Yesterday’s meeting discussed a memorandum forwarded by the Cabinet intimating its approval of the Council’s recommendations.
Currently, about 2,000 Qatari patients are undergoing treatment abroad under state support, and in 2011 a total of QR1.2bn was spent on citizens who sought treatment in other countries, the Council said, citing the Cabinet’s memo.
Going by statistics released by the Supreme Council of Health (SCH) earlier, this shows a significant increase over 2010, when a total of QR780m ($213.7m) was spent on nearly 3,000 citizens who received treatment overseas.

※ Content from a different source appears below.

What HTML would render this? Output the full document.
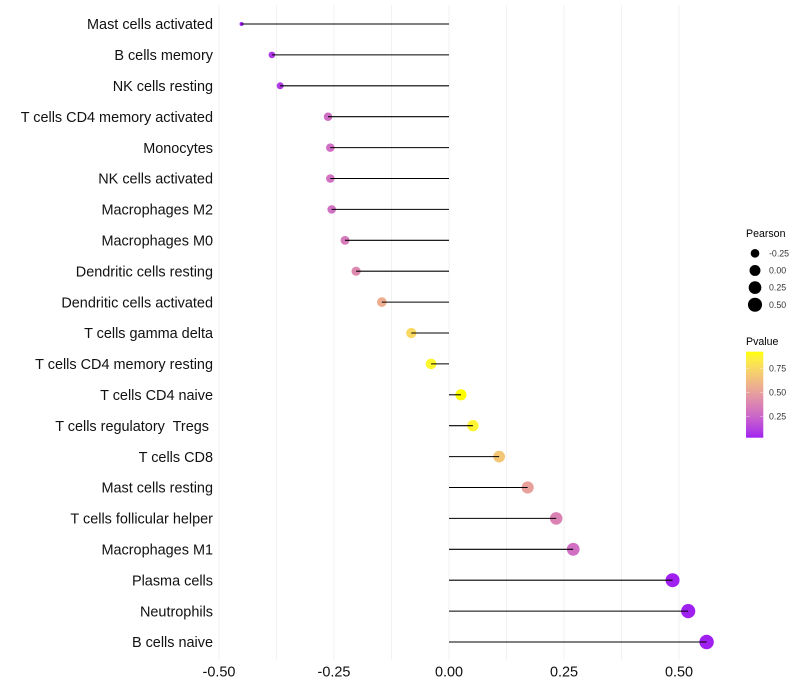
<!DOCTYPE html>
<html>
<head>
<meta charset="utf-8">
<title>Immune cell correlation lollipop chart</title>
<style>
html,body{margin:0;padding:0;background:#fff;}
svg{display:block;font-family:"Liberation Sans",sans-serif;}
text{white-space:pre;}
</style>
</head>
<body>
<svg id="chart" xmlns="http://www.w3.org/2000/svg" width="800" height="700" viewBox="0 0 800 700"></svg>
<script>
const categories = ["Mast cells activated","B cells memory","NK cells resting","T cells CD4 memory activated","Monocytes","NK cells activated","Macrophages M2","Macrophages M0","Dendritic cells resting","Dendritic cells activated","T cells gamma delta","T cells CD4 memory resting","T cells CD4 naive","T cells regulatory  Tregs ","T cells CD8","Mast cells resting","T cells follicular helper","Macrophages M1","Plasma cells","Neutrophils","B cells naive"];
const pearson = [-0.451,-0.385,-0.367,-0.263,-0.258,-0.258,-0.255,-0.226,-0.202,-0.146,-0.082,-0.039,0.026,0.052,0.109,0.171,0.233,0.27,0.486,0.52,0.56];
const pvalue = [0.03,0.09,0.1,0.28,0.29,0.3,0.3,0.34,0.4,0.56,0.75,0.88,0.92,0.87,0.67,0.5,0.37,0.29,0.03,0.03,0.03];
const xTicks = [-0.5,-0.25,0,0.25,0.5];
const xMinorTicks = [-0.375,-0.125,0.125,0.375];
const xTickLabels = ["-0.50","-0.25","0.00","0.25","0.50"];
const sizeLegendValues = [-0.25,0,0.25,0.5];
const sizeLegendLabels = ["-0.25","0.00","0.25","0.50"];
const colorLegendValues = [0.25,0.5,0.75];
const colorLegendLabels = ["0.25","0.50","0.75"];

const svg = document.getElementById('chart');
const NS = 'http://www.w3.org/2000/svg';
function add(parent, tag, attrs, txt){
  const e = document.createElementNS(NS, tag);
  for (const k in attrs) e.setAttribute(k, attrs[k]);
  if (txt !== undefined) e.textContent = txt;
  parent.appendChild(e);
  return e;
}
const xScale = v => 449 + v * 460;
const yScale = i => 24 + i * 30.9;
const pMin = 0.03, pMax = 0.92;
const rScale = v => {
  const t = Math.max(0, (v - (-0.451)) / (0.56 - (-0.451)));
  return (4 + 10.4 * Math.sqrt(t)) / 2;
};
function toLab(c){
  const f = u => { u /= 255; return u <= 0.04045 ? u / 12.92 : Math.pow((u + 0.055) / 1.055, 2.4); };
  const r = f(c[0]), g = f(c[1]), b = f(c[2]);
  const h = t => t > 0.008856 ? Math.cbrt(t) : 7.787 * t + 16 / 116;
  const X = h((0.4124 * r + 0.3576 * g + 0.1805 * b) / 0.95047);
  const Y = h(0.2126 * r + 0.7152 * g + 0.0722 * b);
  const Z = h((0.0193 * r + 0.1192 * g + 0.9505 * b) / 1.08883);
  return [116 * Y - 16, 500 * (X - Y), 200 * (Y - Z)];
}
function fromLab(l){
  const fy = (l[0] + 16) / 116, fx = l[1] / 500 + fy, fz = fy - l[2] / 200;
  const h = t => t * t * t > 0.008856 ? t * t * t : (t - 16 / 116) / 7.787;
  const X = h(fx) * 0.95047, Y = h(fy), Z = h(fz) * 1.08883;
  const g = u => { u = Math.min(1, Math.max(0, u)); return Math.round(255 * (u <= 0.0031308 ? 12.92 * u : 1.055 * Math.pow(u, 1 / 2.4) - 0.055)); };
  return 'rgb(' + g(3.2406 * X - 1.5372 * Y - 0.4986 * Z) + ',' + g(-0.9689 * X + 1.8758 * Y + 0.0415 * Z) + ',' + g(0.0557 * X - 0.204 * Y + 1.057 * Z) + ')';
}
const labLow = toLab([160, 32, 240]), labHigh = toLab([255, 255, 0]);
function colorScale(p){
  const t = Math.min(1, Math.max(0, (p - pMin) / (pMax - pMin)));
  return fromLab(labLow.map((v, i) => v + (labHigh[i] - v) * t));
}

// gridlines
const gridGroup = add(svg, 'g', {});


xMinorTicks.concat(xTicks).forEach(v => {
  const l = add(gridGroup, 'line', {x1: xScale(v), x2: xScale(v), y1: 5, y2: 660, stroke: '#f2f2f2', 'stroke-width': 1});
  
  
});

// points and stems
const markGroup = add(svg, 'g', {});


categories.forEach((c, i) => {
  const pt = add(markGroup, 'circle', {cx: xScale(pearson[i]), cy: yScale(i), r: rScale(pearson[i]), fill: colorScale(pvalue[i])});
  
  
  const st = add(markGroup, 'line', {x1: xScale(0), x2: xScale(pearson[i]), y1: yScale(i), y2: yScale(i), stroke: '#000', 'stroke-width': 1.07});
  
  
  const lb = add(svg, 'text', {x: 213, y: yScale(i) + 5.2, 'text-anchor': 'end', 'font-size': 14.45, fill: '#111'}, c);
  
  
});

// x axis labels
xTicks.forEach((v, i) => {
  const t = add(svg, 'text', {x: xScale(v), y: 676.5, 'text-anchor': 'middle', 'font-size': 14.45, fill: '#111'}, xTickLabels[i]);
  
  
});

// size legend
const sizeTitle = add(svg, 'text', {x: 746, y: 237, 'font-size': 10.6, fill: '#000'}, 'Pearson');


sizeLegendValues.forEach((v, i) => {
  const y = 253.3 + i * 17.15;
  const k = add(svg, 'circle', {cx: 755, cy: y, r: rScale(v), fill: '#000'});
  
  
  const t = add(svg, 'text', {x: 769, y: y + 3, 'font-size': 8.8, fill: '#333'}, sizeLegendLabels[i]);
  
  
});

// colour legend
const colorTitle = add(svg, 'text', {x: 746, y: 345, 'font-size': 10.6, fill: '#000'}, 'Pvalue');


const barTop = 351.7, barBottom = 437.7, barX = 746, barW = 17.3;
const colorY = p => 392.5 - (p - 0.5) * 96.8;
const defs = add(svg, 'defs', {});
const grad = add(defs, 'linearGradient', {id: 'pvalue-gradient', x1: 0, x2: 0, y1: 1, y2: 0});
for (let s = 0; s <= 20; s++) {
  add(grad, 'stop', {offset: s / 20, 'stop-color': colorScale(pMin + (pMax - pMin) * s / 20)});
}
const bar = add(svg, 'rect', {x: barX, y: barTop, width: barW, height: barBottom - barTop, fill: 'url(#pvalue-gradient)'});


colorLegendValues.forEach((p, i) => {
  const y = colorY(p);
  const a = add(svg, 'line', {x1: barX, x2: barX + 3.5, y1: y, y2: y, stroke: '#fff', 'stroke-opacity': 0.6, 'stroke-width': 0.6});
  
  
  const b = add(svg, 'line', {x1: barX + barW - 3.5, x2: barX + barW, y1: y, y2: y, stroke: '#fff', 'stroke-opacity': 0.6, 'stroke-width': 0.6});
  
  
  const t = add(svg, 'text', {x: 769, y: y + 3, 'font-size': 8.8, fill: '#333'}, colorLegendLabels[i]);
  
  
});
</script>
</body>
</html>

The Council noted that crowding and long waiting time for appointments at Hamad Medical Corporation (HMC) hospitals, coupled with a lack of confidence in doctors and other healthcare practitioners here are forcing many citizens to look for treatment overseas. “This has been forcing the government to spend huge amounts on their treatment,” said the Council, which had recommended that the Supreme Council of Health (SCH) speed up processing the applications from Qataris seeking treatment abroad since any delay could cause further health complications.
The Cabinet also agreed on a recommendation of the Advisory Council to give priority to Qataris in all healthcare services.
The Council has also proposed to upgrade the premises of the health care facilities with more floors and rooms, install more equipment for X-ray, MRI scan and other medical examinations and increase the number of specialised pharmacies, consultants and nurses at HMC hospitals.
It had called on the authorities speed up the implementation of the national health insurance scheme and give priority to citizens in this process. The SCH has already announced that Qatari women will indeed be the beneficiaries of the first phase of the insurance scheme.
The scheme is to be launched early next year—which is barely three weeks away.
The Council also recommended improvement of the healthcare services for expatriates by establishing special hospitals and health centres catering to this segment. Three hospitals and five clinics exclusively catering to labourers are already in the pipeline.
The Cabinet has informed the Council that the health authorities will speed up measures to implement its proposals.